In the listing that follows, retype every line from the first through the one containing "from bokeh.core.properties import value". Pictures are to be left out.
/---
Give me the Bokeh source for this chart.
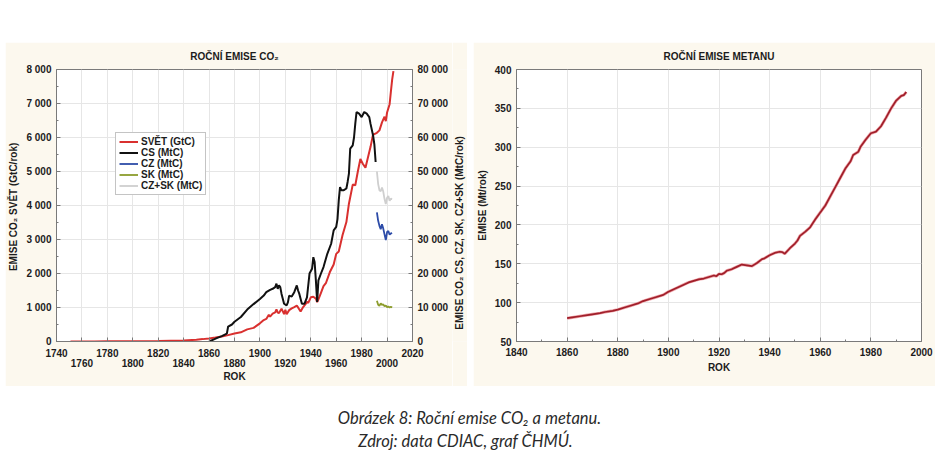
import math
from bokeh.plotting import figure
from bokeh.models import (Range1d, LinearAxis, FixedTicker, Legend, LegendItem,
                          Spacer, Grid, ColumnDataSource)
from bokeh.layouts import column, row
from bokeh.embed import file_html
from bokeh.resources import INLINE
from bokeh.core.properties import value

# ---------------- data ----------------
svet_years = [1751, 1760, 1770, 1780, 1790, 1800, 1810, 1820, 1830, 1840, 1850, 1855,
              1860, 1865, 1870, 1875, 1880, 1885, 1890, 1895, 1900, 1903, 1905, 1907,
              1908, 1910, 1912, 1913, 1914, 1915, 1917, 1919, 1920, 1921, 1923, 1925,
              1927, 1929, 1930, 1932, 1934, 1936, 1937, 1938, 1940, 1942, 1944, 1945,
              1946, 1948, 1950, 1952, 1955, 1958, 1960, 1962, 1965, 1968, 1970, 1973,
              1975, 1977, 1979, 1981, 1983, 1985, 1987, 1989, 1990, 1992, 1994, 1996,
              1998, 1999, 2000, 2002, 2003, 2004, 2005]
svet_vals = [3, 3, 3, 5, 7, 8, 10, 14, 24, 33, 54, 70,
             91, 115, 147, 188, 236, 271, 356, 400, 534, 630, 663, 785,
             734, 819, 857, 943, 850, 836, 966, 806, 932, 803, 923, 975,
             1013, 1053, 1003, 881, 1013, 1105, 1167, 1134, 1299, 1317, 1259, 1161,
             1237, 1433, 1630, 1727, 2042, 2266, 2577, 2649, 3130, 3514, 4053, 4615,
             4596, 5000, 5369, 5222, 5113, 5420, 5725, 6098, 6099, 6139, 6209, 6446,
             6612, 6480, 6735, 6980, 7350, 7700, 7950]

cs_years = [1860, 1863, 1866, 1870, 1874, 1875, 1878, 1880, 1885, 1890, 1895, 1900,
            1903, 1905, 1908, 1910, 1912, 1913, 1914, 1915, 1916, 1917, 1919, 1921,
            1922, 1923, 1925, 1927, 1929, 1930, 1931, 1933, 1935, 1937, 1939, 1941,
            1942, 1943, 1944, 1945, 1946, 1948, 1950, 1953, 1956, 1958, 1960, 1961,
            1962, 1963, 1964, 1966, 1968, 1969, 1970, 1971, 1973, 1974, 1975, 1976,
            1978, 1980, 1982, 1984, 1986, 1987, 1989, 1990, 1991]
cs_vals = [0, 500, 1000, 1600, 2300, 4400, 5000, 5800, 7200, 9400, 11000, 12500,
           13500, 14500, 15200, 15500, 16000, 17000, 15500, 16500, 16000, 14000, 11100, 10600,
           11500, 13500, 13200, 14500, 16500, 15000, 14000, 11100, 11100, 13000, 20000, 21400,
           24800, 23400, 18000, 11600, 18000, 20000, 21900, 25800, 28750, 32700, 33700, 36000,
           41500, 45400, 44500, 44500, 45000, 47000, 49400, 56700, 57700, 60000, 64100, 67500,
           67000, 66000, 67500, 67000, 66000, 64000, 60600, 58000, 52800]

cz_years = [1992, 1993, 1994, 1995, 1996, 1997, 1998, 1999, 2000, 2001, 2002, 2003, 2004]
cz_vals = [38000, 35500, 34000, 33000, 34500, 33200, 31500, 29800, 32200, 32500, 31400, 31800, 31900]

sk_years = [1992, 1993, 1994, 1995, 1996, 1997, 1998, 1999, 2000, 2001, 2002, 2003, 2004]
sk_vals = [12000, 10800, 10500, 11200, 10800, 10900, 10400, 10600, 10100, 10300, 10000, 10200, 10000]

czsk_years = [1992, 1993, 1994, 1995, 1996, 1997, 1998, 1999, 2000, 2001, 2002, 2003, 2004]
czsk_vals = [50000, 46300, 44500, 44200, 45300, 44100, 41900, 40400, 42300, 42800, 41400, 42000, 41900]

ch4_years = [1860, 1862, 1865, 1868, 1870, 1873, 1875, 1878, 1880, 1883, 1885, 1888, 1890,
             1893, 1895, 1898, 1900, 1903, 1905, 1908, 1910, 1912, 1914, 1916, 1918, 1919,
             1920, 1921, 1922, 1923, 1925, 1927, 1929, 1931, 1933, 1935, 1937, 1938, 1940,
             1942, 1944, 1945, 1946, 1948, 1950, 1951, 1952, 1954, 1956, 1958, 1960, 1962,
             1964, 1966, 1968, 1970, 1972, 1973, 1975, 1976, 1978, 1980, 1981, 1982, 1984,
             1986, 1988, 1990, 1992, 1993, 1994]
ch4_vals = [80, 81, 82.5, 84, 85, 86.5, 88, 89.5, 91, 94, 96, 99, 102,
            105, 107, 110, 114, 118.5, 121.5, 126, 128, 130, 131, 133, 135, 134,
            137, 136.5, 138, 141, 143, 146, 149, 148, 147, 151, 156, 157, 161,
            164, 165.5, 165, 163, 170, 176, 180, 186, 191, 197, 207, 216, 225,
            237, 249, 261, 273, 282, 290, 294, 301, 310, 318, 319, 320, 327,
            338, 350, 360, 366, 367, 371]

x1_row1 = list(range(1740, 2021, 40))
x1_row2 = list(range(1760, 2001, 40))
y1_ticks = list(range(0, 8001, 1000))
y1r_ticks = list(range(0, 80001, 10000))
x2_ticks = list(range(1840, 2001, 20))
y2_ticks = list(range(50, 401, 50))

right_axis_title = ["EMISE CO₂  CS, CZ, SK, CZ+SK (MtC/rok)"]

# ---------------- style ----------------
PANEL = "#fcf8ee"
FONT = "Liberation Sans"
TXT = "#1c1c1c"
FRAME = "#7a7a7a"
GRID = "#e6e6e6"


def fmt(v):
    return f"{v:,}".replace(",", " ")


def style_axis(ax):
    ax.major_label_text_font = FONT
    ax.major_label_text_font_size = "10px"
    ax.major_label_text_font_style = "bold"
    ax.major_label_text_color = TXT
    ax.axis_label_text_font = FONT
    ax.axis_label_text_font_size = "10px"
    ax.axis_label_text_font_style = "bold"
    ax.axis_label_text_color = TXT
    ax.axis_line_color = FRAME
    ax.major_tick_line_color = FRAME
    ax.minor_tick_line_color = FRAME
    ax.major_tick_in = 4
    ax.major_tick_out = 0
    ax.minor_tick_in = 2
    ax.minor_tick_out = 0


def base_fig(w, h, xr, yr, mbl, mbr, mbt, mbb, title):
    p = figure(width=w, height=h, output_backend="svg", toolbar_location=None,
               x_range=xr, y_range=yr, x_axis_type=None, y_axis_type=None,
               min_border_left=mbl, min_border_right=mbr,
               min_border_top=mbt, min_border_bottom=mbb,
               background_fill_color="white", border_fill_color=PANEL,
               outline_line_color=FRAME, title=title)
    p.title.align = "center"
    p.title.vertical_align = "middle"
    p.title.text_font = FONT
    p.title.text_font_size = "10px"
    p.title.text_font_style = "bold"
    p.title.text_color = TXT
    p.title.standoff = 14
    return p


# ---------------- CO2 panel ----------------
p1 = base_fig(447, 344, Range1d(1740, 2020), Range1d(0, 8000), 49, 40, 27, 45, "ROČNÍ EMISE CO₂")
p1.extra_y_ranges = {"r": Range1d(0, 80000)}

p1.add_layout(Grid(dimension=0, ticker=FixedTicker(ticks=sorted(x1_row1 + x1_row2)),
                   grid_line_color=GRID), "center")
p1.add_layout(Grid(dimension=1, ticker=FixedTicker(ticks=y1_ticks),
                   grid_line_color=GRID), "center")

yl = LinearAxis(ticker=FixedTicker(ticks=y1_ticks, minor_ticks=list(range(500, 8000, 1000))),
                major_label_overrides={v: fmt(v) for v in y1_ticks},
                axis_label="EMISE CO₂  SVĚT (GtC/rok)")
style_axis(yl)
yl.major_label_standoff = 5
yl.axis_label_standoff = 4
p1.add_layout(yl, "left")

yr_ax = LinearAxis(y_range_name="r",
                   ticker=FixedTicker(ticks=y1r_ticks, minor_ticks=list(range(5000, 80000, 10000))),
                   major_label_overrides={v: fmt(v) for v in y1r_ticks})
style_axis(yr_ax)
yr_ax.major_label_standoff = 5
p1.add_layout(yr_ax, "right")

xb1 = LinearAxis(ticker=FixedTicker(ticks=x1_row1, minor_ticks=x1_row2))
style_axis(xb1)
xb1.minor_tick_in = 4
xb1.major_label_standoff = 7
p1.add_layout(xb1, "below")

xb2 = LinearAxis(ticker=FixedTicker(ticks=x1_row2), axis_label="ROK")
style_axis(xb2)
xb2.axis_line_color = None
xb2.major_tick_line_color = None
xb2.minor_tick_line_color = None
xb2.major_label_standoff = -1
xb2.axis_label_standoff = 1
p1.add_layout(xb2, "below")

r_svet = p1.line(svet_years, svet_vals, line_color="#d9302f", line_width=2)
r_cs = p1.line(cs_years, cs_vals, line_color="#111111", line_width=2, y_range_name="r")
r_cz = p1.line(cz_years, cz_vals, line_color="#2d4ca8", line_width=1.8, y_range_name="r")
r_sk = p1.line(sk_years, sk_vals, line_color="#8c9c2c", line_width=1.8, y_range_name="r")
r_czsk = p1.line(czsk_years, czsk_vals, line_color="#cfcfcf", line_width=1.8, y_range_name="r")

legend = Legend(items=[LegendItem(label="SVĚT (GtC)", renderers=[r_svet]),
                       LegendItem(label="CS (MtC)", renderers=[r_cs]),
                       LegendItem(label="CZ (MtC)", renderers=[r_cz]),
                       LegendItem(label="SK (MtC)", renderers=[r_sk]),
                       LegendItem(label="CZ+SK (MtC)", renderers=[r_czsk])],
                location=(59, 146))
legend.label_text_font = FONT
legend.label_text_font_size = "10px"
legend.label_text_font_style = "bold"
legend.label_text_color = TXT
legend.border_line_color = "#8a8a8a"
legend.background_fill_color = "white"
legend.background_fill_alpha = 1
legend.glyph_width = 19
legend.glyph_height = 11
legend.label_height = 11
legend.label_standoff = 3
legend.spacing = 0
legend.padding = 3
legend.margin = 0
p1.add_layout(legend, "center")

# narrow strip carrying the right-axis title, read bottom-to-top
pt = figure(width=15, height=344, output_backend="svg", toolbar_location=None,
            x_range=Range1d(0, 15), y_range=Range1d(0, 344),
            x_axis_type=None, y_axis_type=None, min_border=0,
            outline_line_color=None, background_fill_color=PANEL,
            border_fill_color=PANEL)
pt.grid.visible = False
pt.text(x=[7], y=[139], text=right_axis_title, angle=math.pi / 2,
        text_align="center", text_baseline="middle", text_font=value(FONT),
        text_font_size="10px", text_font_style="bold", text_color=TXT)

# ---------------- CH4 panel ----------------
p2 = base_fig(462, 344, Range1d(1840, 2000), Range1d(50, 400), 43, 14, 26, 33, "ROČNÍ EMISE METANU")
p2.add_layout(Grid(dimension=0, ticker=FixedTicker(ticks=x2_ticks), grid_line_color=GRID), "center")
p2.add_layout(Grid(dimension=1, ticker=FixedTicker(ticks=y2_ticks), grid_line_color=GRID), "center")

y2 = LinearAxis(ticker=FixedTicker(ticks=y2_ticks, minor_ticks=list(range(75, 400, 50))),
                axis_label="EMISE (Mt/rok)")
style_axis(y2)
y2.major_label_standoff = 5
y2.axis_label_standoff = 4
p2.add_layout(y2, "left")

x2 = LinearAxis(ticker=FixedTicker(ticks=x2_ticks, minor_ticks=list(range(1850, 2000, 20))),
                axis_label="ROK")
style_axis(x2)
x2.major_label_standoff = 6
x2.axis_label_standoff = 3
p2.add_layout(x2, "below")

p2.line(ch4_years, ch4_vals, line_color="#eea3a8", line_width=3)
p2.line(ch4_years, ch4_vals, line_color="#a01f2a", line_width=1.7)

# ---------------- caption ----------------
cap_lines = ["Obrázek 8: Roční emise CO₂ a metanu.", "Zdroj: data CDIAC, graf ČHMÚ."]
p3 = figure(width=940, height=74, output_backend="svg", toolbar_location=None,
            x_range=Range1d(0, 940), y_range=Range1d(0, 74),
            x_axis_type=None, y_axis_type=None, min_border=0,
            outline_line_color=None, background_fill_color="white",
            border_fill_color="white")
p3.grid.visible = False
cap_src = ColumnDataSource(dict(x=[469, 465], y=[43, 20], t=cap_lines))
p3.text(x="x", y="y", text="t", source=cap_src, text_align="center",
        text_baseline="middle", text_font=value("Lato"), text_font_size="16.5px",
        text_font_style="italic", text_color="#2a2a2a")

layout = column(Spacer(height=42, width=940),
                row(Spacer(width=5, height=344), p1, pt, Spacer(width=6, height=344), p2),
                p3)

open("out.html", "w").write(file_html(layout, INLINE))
\---
*THE ANSWER*.
Give me the Bokeh source for this chart.
import math
from bokeh.plotting import figure
from bokeh.models import (Range1d, LinearAxis, FixedTicker, Legend, LegendItem,
                          Spacer, Grid, ColumnDataSource)
from bokeh.layouts import column, row
from bokeh.embed import file_html
from bokeh.resources import INLINE
from bokeh.core.properties import value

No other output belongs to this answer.